> [Problem requirements]:
Word for word, extract the first line of the records below and each line after it, up to and including the line with "(0,0) rectangle (501,788);". Pictures are left out.

> [Supplied information]:
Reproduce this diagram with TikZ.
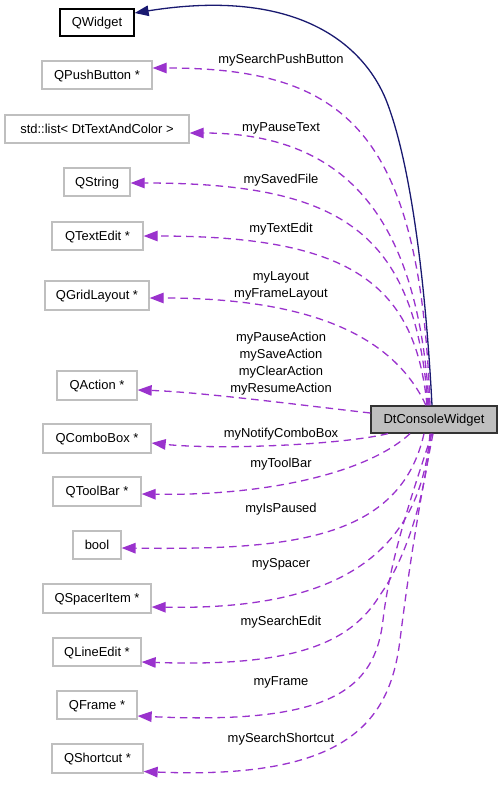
\documentclass[tikz,border=0pt]{standalone}
\usepackage{fontspec}
\setmainfont{Liberation Sans}
\usetikzlibrary{arrows.meta}
\definecolor{usecol}{HTML}{9A32CD}
\definecolor{inhcol}{HTML}{191970}
\definecolor{boxgray}{HTML}{BFBFBF}
\begin{document}
\begin{tikzpicture}[x=1bp,y=-1bp,
  every node/.style={font=\fontsize{13}{17}\selectfont, inner sep=0pt},
  txt/.style={text height=10bp, text depth=1.6bp},
  cls/.style={txt, draw=boxgray, fill=white, line width=1.3bp},
  basecls/.style={txt, draw=black, fill=white, line width=1.3bp},
  maincls/.style={txt, draw=black!80, fill=boxgray, line width=1.3bp},
  lbl/.style={txt},
  mlbl/.style={align=center},
  useedge/.style={draw=usecol, line width=1.3bp, dash pattern=on 7.5bp off 5bp,
    -{Triangle[length=14bp,width=10.5bp,fill=usecol]}},
  inhedge/.style={draw=inhcol, line width=1.3bp,
    -{Triangle[length=14bp,width=10.5bp,fill=inhcol]}}]
\useasboundingbox (0,0) rectangle (501,788);

% nodes
\node[maincls, minimum width=126bp, minimum height=27bp] (dtc) at (434,419.5) {DtConsoleWidget};
\node[basecls, minimum width=74bp, minimum height=27bp] (qw) at (97,22.5) {QWidget};
\node[cls, minimum width=110bp, minimum height=28bp] (qpb) at (97,75) {QPushButton *};
\node[cls, minimum width=184bp, minimum height=28bp] (sl) at (97,129) {std::list< DtTextAndColor >};
\node[cls, minimum width=66bp, minimum height=28bp] (qs) at (97,182) {QString};
\node[cls, minimum width=91bp, minimum height=28bp] (qte) at (97.5,236) {QTextEdit *};
\node[cls, minimum width=104bp, minimum height=29bp] (qgl) at (97,295.5) {QGridLayout *};
\node[cls, minimum width=80bp, minimum height=29bp] (qa) at (97,385.5) {QAction *};
\node[cls, minimum width=108bp, minimum height=29bp] (qcb) at (97,438.5) {QComboBox *};
\node[cls, minimum width=88bp, minimum height=29bp] (qtb) at (97,491.5) {QToolBar *};
\node[cls, minimum width=48bp, minimum height=28bp] (bl) at (97,545) {bool};
\node[cls, minimum width=108bp, minimum height=29bp] (qsi) at (97,598.5) {QSpacerItem *};
\node[cls, minimum width=88bp, minimum height=28bp] (qle) at (97,652) {QLineEdit *};
\node[cls, minimum width=80bp, minimum height=28bp] (qf) at (97,705) {QFrame *};
\node[cls, minimum width=91bp, minimum height=29bp] (qsc) at (97.5,758.5) {QShortcut *};

% edges
\draw[inhedge] ([xshift=-2bp]dtc.north) .. controls (426,290) and (412,170) .. (388,105)
   .. controls (370,55) and (310,-15) .. ([yshift=9.5bp]qw.east);
\draw[useedge] ([xshift=-4bp]dtc.north) .. controls (420,130) and (345,68) .. ([yshift=7bp]qpb.east);
\draw[useedge] ([xshift=-5bp]dtc.north) .. controls (418,210) and (340,133) .. ([yshift=-4bp]sl.east);
\draw[useedge] ([xshift=-6bp]dtc.north) .. controls (415,230) and (340,183) .. ([yshift=-1bp]qs.east);
\draw[useedge] ([xshift=-7bp]dtc.north) .. controls (415,280) and (345,236) .. (qte.east);
\draw[useedge] ([xshift=-8bp]dtc.north) .. controls (400,350) and (335,298) .. ([yshift=-2.5bp]qgl.east);
\draw[useedge] ([yshift=6.5bp]dtc.west) .. controls (300,405) and (200,392) .. ([yshift=-4.5bp]qa.east);
\draw[useedge] ([xshift=-46bp]dtc.south) .. controls (340,445) and (220,450) .. ([yshift=-4.5bp]qcb.east);
\draw[useedge] ([xshift=-24bp]dtc.south) .. controls (365,475) and (260,496) .. ([yshift=-2.5bp]qtb.east);
\draw[useedge] ([xshift=-10bp]dtc.south) .. controls (400,540) and (290,550) .. ([yshift=-3bp]bl.east);
\draw[useedge] ([xshift=-4bp]dtc.south) .. controls (420,560) and (330,610) .. ([yshift=-8.5bp]qsi.east);
\draw[useedge] ([xshift=-3bp]dtc.south) .. controls (425,500) and (405,560) .. (380,595)
   .. controls (350,645) and (290,667) .. ([yshift=-10bp]qle.east);
\draw[useedge] ([xshift=-2bp]dtc.south) .. controls (410,500) and (390,560) .. (383,620)
   .. controls (375,690) and (330,725) .. ([yshift=-11bp]qf.east);
\draw[useedge] ([xshift=-1bp]dtc.south) .. controls (420,500) and (410,560) .. (400,640)
   .. controls (390,720) and (350,780) .. ([yshift=-13bp]qsc.east);

% labels
\node[lbl] (l1) at (281,59) {mySearchPushButton};
\node[lbl] (l2) at (281,127) {myPauseText};
\node[lbl] (l3) at (281,179) {mySavedFile};
\node[lbl] (l4) at (281,228) {myTextEdit};
\node[mlbl] (l5) at (281,285.5) {myLayout\\myFrameLayout};
\node[mlbl] (l6) at (281,363.5) {myPauseAction\\mySaveAction\\myClearAction\\myResumeAction};
\node[lbl] (l7) at (281,433) {myNotifyComboBox};
\node[lbl] (l8) at (281,463) {myToolBar};
\node[lbl] (l9) at (281,508) {myIsPaused};
\node[lbl] (l10) at (281,563) {mySpacer};
\node[lbl] (l11) at (281,621) {mySearchEdit};
\node[lbl] (l12) at (281,681) {myFrame};
\node[lbl] (l13) at (281,738) {mySearchShortcut};
\end{tikzpicture}
\end{document}
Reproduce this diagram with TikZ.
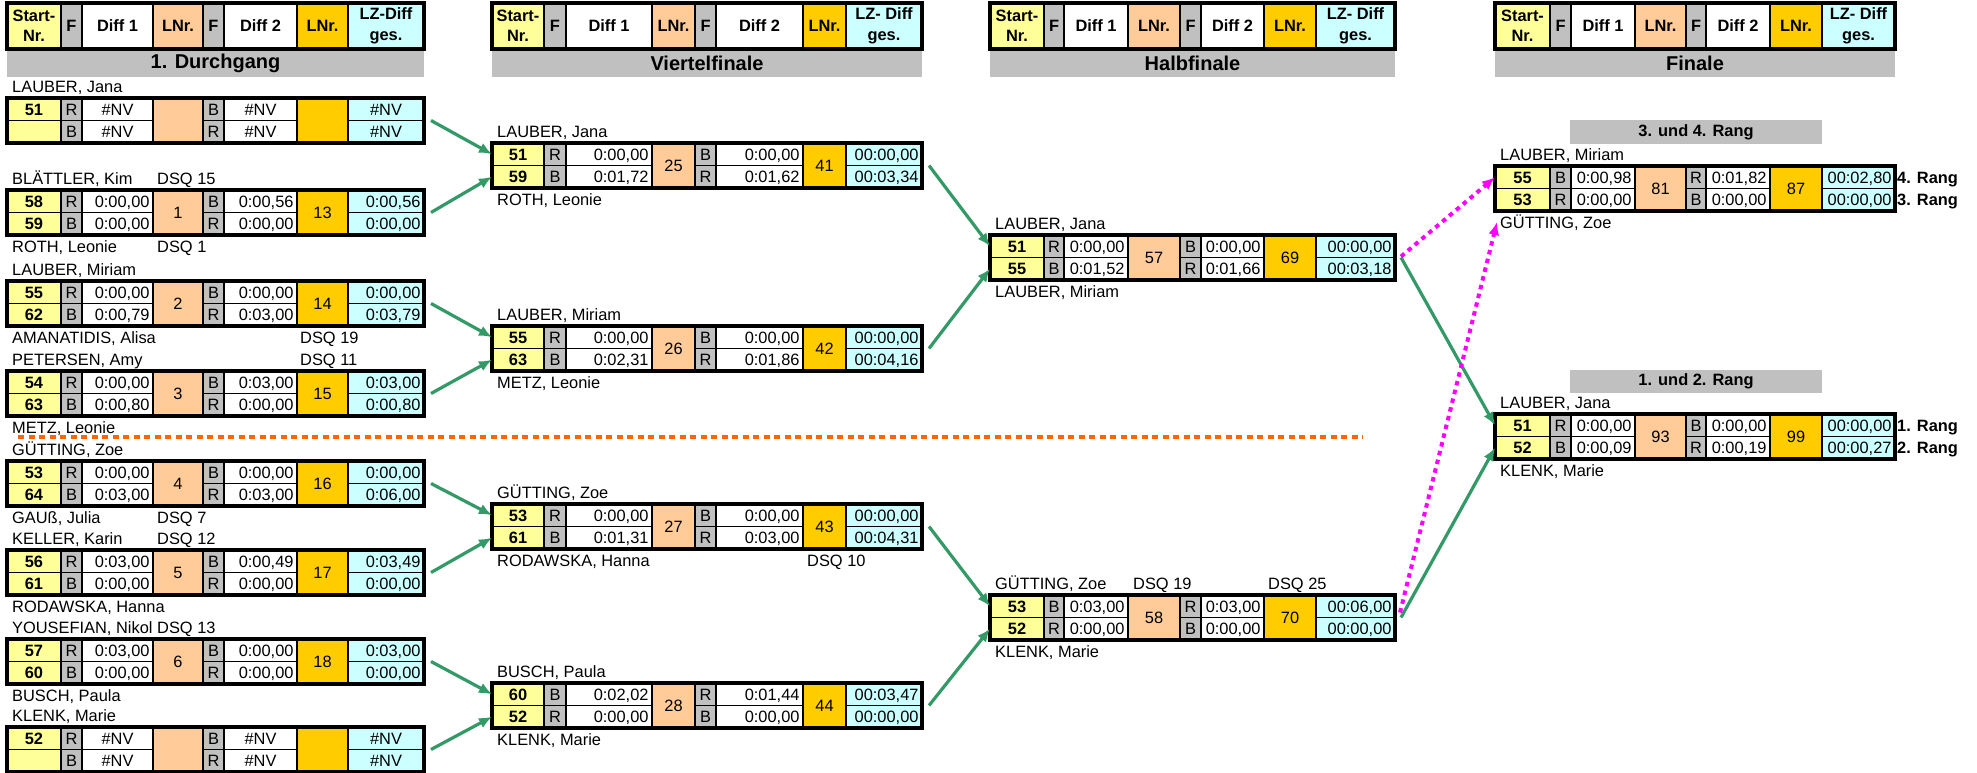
\documentclass[tikz,border=0pt]{standalone}
\usepackage{fontspec}
\setmainfont{Liberation Sans}
\usetikzlibrary{calc}
\usetikzlibrary{arrows.meta}

\definecolor{startyel}{HTML}{FFFF99}
\definecolor{fgray}{HTML}{C0C0C0}
\definecolor{lnrpeach}{HTML}{FFCC99}
\definecolor{lnrgold}{HTML}{FFCC00}
\definecolor{lzcyan}{HTML}{CCFFFF}
\definecolor{advgreen}{HTML}{339966}
\definecolor{losemag}{HTML}{FF00FF}
\definecolor{halforange}{HTML}{FF6600}

\newcommand{\fsz}{\fontsize{16.4}{20.5}\selectfont}

\tikzset{
  cellbox/.style={draw=black,line width=1.8pt,inner sep=0pt,outer sep=0pt},
  cv/.style={font=\fsz,text height=11.7pt,text depth=0pt},
  headcell/.style={font=\fsz\bfseries,align=center},
  rt/.style={text width=\tw pt,align=right},
  ctr/.style={},
  blockframe/.style={draw=black,line width=3.6pt,inner sep=0pt,outer sep=0pt},
  band/.style={fill=fgray,inner sep=0pt,outer sep=0pt,font=\fontsize{20}{24}\selectfont\bfseries},
  tx/.style={inner sep=0pt,font=\fsz,text height=11.7pt,text depth=0pt,anchor=west},
  dsq/.style={tx,fill=white},
  adv/.style={draw=advgreen,line width=3.2pt,-{Latex[length=13pt,width=11pt]}},
  lose/.style={draw=losemag,line width=4pt,dash pattern=on 4.5pt off 4.5pt,-{Latex[length=13pt,width=11pt]}},
  halfline/.style={draw=halforange,line width=4.2pt,dash pattern=on 6pt off 4.5pt},
}

% column edges of one round
\newcommand{\setcols}[9]{\def\xa{#1}\def\xb{#2}\def\xc{#3}\def\xd{#4}\def\xe{#5}\def\xf{#6}\def\xg{#7}\def\xh{#8}\def\xi{#9}}

% name, x1, x2, y1, y2, style, text
\newcommand{\cellat}[7]{%
  \pgfmathsetmacro\cw{#3-#2}\pgfmathsetmacro\ch{#5-#4}\pgfmathsetmacro\tw{#3-#2-7}%
  \node[cellbox,minimum width=\cw pt,minimum height=\ch pt,#6] (#1) at ({(#2+#3)/2},{(#4+#5)/2}) {#7};}

% name, band text, last column text
\newcommand{\headrow}[3]{%
  \pgfmathsetmacro\fw{\xi-\xa}%
  \node[band,minimum width=\fw pt,minimum height=28pt,anchor=north west] (#1-band) at (\xa,49) {#2};
  \cellat{#1-c1}{\xa}{\xb}{3}{49}{headcell,fill=startyel}{Start-\\Nr.}
  \cellat{#1-c2}{\xb}{\xc}{3}{49}{headcell,fill=fgray}{F}
  \cellat{#1-c3}{\xc}{\xd}{3}{49}{headcell,fill=white}{Diff 1}
  \cellat{#1-c4}{\xd}{\xe}{3}{49}{headcell,fill=lnrpeach}{LNr.}
  \cellat{#1-c5}{\xe}{\xf}{3}{49}{headcell,fill=fgray}{F}
  \cellat{#1-c6}{\xf}{\xg}{3}{49}{headcell,fill=white}{Diff 2}
  \cellat{#1-c7}{\xg}{\xh}{3}{49}{headcell,fill=lnrgold}{LNr.}
  \cellat{#1-c8}{\xh}{\xi}{3}{49}{headcell,fill=lzcyan}{#3}
  \node[blockframe,minimum width=\fw pt,minimum height=46pt,anchor=north west] (#1) at (\xa,3) {};}

% name, top, F first, F second, start 1, start 2, LNr 1, LNr 2
\newcommand{\bout}[8]{%
  \def\btop{#2}\pgfmathsetmacro\ym{#2+22.5}\pgfmathsetmacro\yb{#2+45}%
  \cellat{#1-s1}{\xa}{\xb}{#2}{\ym}{cv,fill=startyel,font=\fsz\bfseries}{#5}
  \cellat{#1-s2}{\xa}{\xb}{\ym}{\yb}{cv,fill=startyel,font=\fsz\bfseries}{#6}
  \cellat{#1-fa}{\xb}{\xc}{#2}{\ym}{cv,fill=fgray}{#3}
  \cellat{#1-fb}{\xb}{\xc}{\ym}{\yb}{cv,fill=fgray}{#4}
  \cellat{#1-l1}{\xd}{\xe}{#2}{\yb}{cv,fill=lnrpeach}{#7}
  \cellat{#1-fc}{\xe}{\xf}{#2}{\ym}{cv,fill=fgray}{#4}
  \cellat{#1-fd}{\xe}{\xf}{\ym}{\yb}{cv,fill=fgray}{#3}
  \cellat{#1-l2}{\xg}{\xh}{#2}{\yb}{cv,fill=lnrgold}{#8}}

% name, alignment, diff 1 (two), diff 2 (two), LZ (two)
\newcommand{\bvals}[8]{%
  \cellat{#1-a1}{\xc}{\xd}{\btop}{\ym}{cv,fill=white,#2}{#3}
  \cellat{#1-a2}{\xc}{\xd}{\ym}{\yb}{cv,fill=white,#2}{#4}
  \cellat{#1-b1}{\xf}{\xg}{\btop}{\ym}{cv,fill=white,#2}{#5}
  \cellat{#1-b2}{\xf}{\xg}{\ym}{\yb}{cv,fill=white,#2}{#6}
  \cellat{#1-z1}{\xh}{\xi}{\btop}{\ym}{cv,fill=lzcyan,#2}{#7}
  \cellat{#1-z2}{\xh}{\xi}{\ym}{\yb}{cv,fill=lzcyan,#2}{#8}
  \pgfmathsetmacro\fw{\xi-\xa}%
  \node[blockframe,minimum width=\fw pt,minimum height=45pt,anchor=north west] (#1) at (\xa,\btop) {};}

% name, above, below
\newcommand{\bnames}[3]{%
  \node[tx] (#1-n1) at ([xshift=5pt,yshift=11pt]#1.north west) {#2};
  \if\relax\detokenize{#3}\relax\else
  \node[tx] (#1-n2) at ([xshift=5pt,yshift=-12pt]#1.south west) {#3};\fi}

\begin{document}
\begin{tikzpicture}[x=1pt,y=-1pt]
  \path[use as bounding box,fill=white] (0,0) rectangle (1977,773);

  % 1. Durchgang
  \setcols{7}{61}{82}{153}{203}{224}{297}{348}{424}
  \headrow{hdg}{1. Durchgang}{LZ-Diff\\ges.}
  \bout{d1}{98}{R}{B}{51}{}{}{}
  \bvals{d1}{ctr}{\#NV}{\#NV}{\#NV}{\#NV}{\#NV}{\#NV}
  \bnames{d1}{LAUBER, Jana}{}
  \bout{d2}{190}{R}{B}{58}{59}{1}{13}
  \bvals{d2}{rt}{0:00,00}{0:00,00}{0:00,56}{0:00,00}{0:00,56}{0:00,00}
  \bnames{d2}{BLÄTTLER, Kim}{ROTH, Leonie}
  \node[dsq] (d2-q1) at ([xshift=4pt]d2-l1.west |- d2-n1) {DSQ 15};
  \node[dsq] (d2-q2) at ([xshift=4pt]d2-l1.west |- d2-n2) {DSQ 1};
  \bout{d3}{281}{R}{B}{55}{62}{2}{14}
  \bvals{d3}{rt}{0:00,00}{0:00,79}{0:00,00}{0:03,00}{0:00,00}{0:03,79}
  \bnames{d3}{LAUBER, Miriam}{AMANATIDIS, Alisa}
  \node[dsq] (d3-q2) at ([xshift=3pt]d3-l2.west |- d3-n2) {DSQ 19};
  \bout{d4}{371}{R}{B}{54}{63}{3}{15}
  \bvals{d4}{rt}{0:00,00}{0:00,80}{0:03,00}{0:00,00}{0:03,00}{0:00,80}
  \bnames{d4}{PETERSEN, Amy}{METZ, Leonie}
  \node[dsq] (d4-q1) at ([xshift=3pt]d4-l2.west |- d4-n1) {DSQ 11};
  \bout{d5}{461}{R}{B}{53}{64}{4}{16}
  \bvals{d5}{rt}{0:00,00}{0:03,00}{0:00,00}{0:03,00}{0:00,00}{0:06,00}
  \bnames{d5}{GÜTTING, Zoe}{GAUß, Julia}
  \node[dsq] (d5-q2) at ([xshift=4pt]d5-l1.west |- d5-n2) {DSQ 7};
  \bout{d6}{550}{R}{B}{56}{61}{5}{17}
  \bvals{d6}{rt}{0:03,00}{0:00,00}{0:00,49}{0:00,00}{0:03,49}{0:00,00}
  \bnames{d6}{KELLER, Karin}{RODAWSKA, Hanna}
  \node[dsq] (d6-q1) at ([xshift=4pt]d6-l1.west |- d6-n1) {DSQ 12};
  \bout{d7}{639}{R}{B}{57}{60}{6}{18}
  \bvals{d7}{rt}{0:03,00}{0:00,00}{0:00,00}{0:00,00}{0:03,00}{0:00,00}
  \bnames{d7}{YOUSEFIAN, Nikol}{BUSCH, Paula}
  \node[dsq] (d7-q1) at ([xshift=4pt]d7-l1.west |- d7-n1) {DSQ 13};
  \bout{d8}{727}{R}{B}{52}{}{}{}
  \bvals{d8}{ctr}{\#NV}{\#NV}{\#NV}{\#NV}{\#NV}{\#NV}
  \bnames{d8}{KLENK, Marie}{}

  % Viertelfinale
  \setcols{492}{544}{566}{652}{695}{716}{803}{846}{922}
  \headrow{hvf}{Viertelfinale}{LZ- Diff\\ges.}
  \bout{q1}{143}{R}{B}{51}{59}{25}{41}
  \bvals{q1}{rt}{0:00,00}{0:01,72}{0:00,00}{0:01,62}{00:00,00}{00:03,34}
  \bnames{q1}{LAUBER, Jana}{ROTH, Leonie}
  \bout{q2}{326}{R}{B}{55}{63}{26}{42}
  \bvals{q2}{rt}{0:00,00}{0:02,31}{0:00,00}{0:01,86}{00:00,00}{00:04,16}
  \bnames{q2}{LAUBER, Miriam}{METZ, Leonie}
  \bout{q3}{504}{R}{B}{53}{61}{27}{43}
  \bvals{q3}{rt}{0:00,00}{0:01,31}{0:00,00}{0:03,00}{00:00,00}{00:04,31}
  \bnames{q3}{GÜTTING, Zoe}{RODAWSKA, Hanna}
  \node[dsq] (q3-q2) at ([xshift=4pt]q3-l2.west |- q3-n2) {DSQ 10};
  \bout{q4}{683}{B}{R}{60}{52}{28}{44}
  \bvals{q4}{rt}{0:02,02}{0:00,00}{0:01,44}{0:00,00}{00:03,47}{00:00,00}
  \bnames{q4}{BUSCH, Paula}{KLENK, Marie}

  % Halbfinale
  \setcols{990}{1044}{1064}{1128}{1180}{1201}{1264}{1316}{1395}
  \headrow{hhf}{Halbfinale}{LZ- Diff\\ges.}
  \bout{s1}{235}{R}{B}{51}{55}{57}{69}
  \bvals{s1}{rt}{0:00,00}{0:01,52}{0:00,00}{0:01,66}{00:00,00}{00:03,18}
  \bnames{s1}{LAUBER, Jana}{LAUBER, Miriam}
  \bout{s2}{595}{B}{R}{53}{52}{58}{70}
  \bvals{s2}{rt}{0:03,00}{0:00,00}{0:03,00}{0:00,00}{00:06,00}{00:00,00}
  \bnames{s2}{GÜTTING, Zoe}{KLENK, Marie}
  \node[dsq] (s2-q1) at ([xshift=5pt]s2-l1.west |- s2-n1) {DSQ 19};
  \node[dsq] (s2-q3) at ([xshift=4pt]s2-l2.west |- s2-n1) {DSQ 25};

  % Finale
  \setcols{1495}{1550}{1571}{1635}{1686}{1706}{1770}{1822}{1895}
  \headrow{hfi}{Finale}{LZ- Diff\\ges.}
  \node[band,font=\fsz\bfseries,minimum width=252pt,minimum height=24pt] (f1-band) at (1696,132) {3. und 4. Rang};
  \bout{f1}{166}{B}{R}{55}{53}{81}{87}
  \bvals{f1}{rt}{0:00,98}{0:00,00}{0:01,82}{0:00,00}{00:02,80}{00:00,00}
  \bnames{f1}{LAUBER, Miriam}{GÜTTING, Zoe}
  \node[tx,font=\fsz\bfseries] (f1-r1) at ([xshift=2pt]f1-z1.east) {4. Rang};
  \node[tx,font=\fsz\bfseries] (f1-r2) at ([xshift=2pt]f1-z2.east) {3. Rang};
  \node[band,font=\fsz\bfseries,minimum width=252pt,minimum height=23pt] (f2-band) at (1696,381.5) {1. und 2. Rang};
  \bout{f2}{414}{R}{B}{51}{52}{93}{99}
  \bvals{f2}{rt}{0:00,00}{0:00,09}{0:00,00}{0:00,19}{00:00,00}{00:00,27}
  \bnames{f2}{LAUBER, Jana}{KLENK, Marie}
  \node[tx,font=\fsz\bfseries] (f2-r1) at ([xshift=2pt]f2-z1.east) {1. Rang};
  \node[tx,font=\fsz\bfseries] (f2-r2) at ([xshift=2pt]f2-z2.east) {2. Rang};

  % Pfeile
  \draw[adv] ([xshift=7pt]d1.east) -- (q1-s1.west);
  \draw[adv] ([xshift=7pt]d2.east) -- (q1-s2.west);
  \draw[adv] ([xshift=7pt]d3.east) -- (q2-s1.west);
  \draw[adv] ([xshift=7pt]d4.east) -- (q2-s2.west);
  \draw[adv] ([xshift=7pt]d5.east) -- (q3-s1.west);
  \draw[adv] ([xshift=7pt]d6.east) -- (q3-s2.west);
  \draw[adv] ([xshift=7pt]d7.east) -- (q4-s1.west);
  \draw[adv] ([xshift=7pt]d8.east) -- (q4-s2.west);
  \draw[adv] ([xshift=7pt]q1.east) -- (s1-s1.west);
  \draw[adv] ([xshift=7pt]q2.east) -- (s1-s2.west);
  \draw[adv] ([xshift=7pt]q3.east) -- (s2-s1.west);
  \draw[adv] ([xshift=7pt]q4.east) -- (s2-s2.west);
  \draw[adv] ([xshift=6pt]s1.east) -- (f2-s1.west);
  \draw[adv] ([xshift=6pt]s2.east) -- (f2-s2.west);
  \coordinate (f1-in) at ([xshift=2pt,yshift=-11pt]f1.south west);
  \draw[lose] ([xshift=6pt,yshift=1pt]s1.east) -- (f1-s1.west);
  \draw[lose] ([xshift=5pt,yshift=5pt]s2.east) -- (f1-in);

  % Trennlinie
  \coordinate (half-l) at (18,437);
  \coordinate (half-r) at (1363,437);
  \draw[halfline] (half-l) -- (half-r);
\end{tikzpicture}
\end{document}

> [Solution to the exercise]:
Reproduce this diagram with TikZ.
\documentclass[tikz,border=0pt]{standalone}
\usepackage{fontspec}
\setmainfont{Liberation Sans}
\usetikzlibrary{arrows.meta}
\definecolor{usecol}{HTML}{9A32CD}
\definecolor{inhcol}{HTML}{191970}
\definecolor{boxgray}{HTML}{BFBFBF}
\begin{document}
\begin{tikzpicture}[x=1bp,y=-1bp,
  every node/.style={font=\fontsize{13}{17}\selectfont, inner sep=0pt},
  txt/.style={text height=10bp, text depth=1.6bp},
  cls/.style={txt, draw=boxgray, fill=white, line width=1.3bp},
  basecls/.style={txt, draw=black, fill=white, line width=1.3bp},
  maincls/.style={txt, draw=black!80, fill=boxgray, line width=1.3bp},
  lbl/.style={txt},
  mlbl/.style={align=center},
  useedge/.style={draw=usecol, line width=1.3bp, dash pattern=on 7.5bp off 5bp,
    -{Triangle[length=14bp,width=10.5bp,fill=usecol]}},
  inhedge/.style={draw=inhcol, line width=1.3bp,
    -{Triangle[length=14bp,width=10.5bp,fill=inhcol]}}]
\useasboundingbox (0,0) rectangle (501,788);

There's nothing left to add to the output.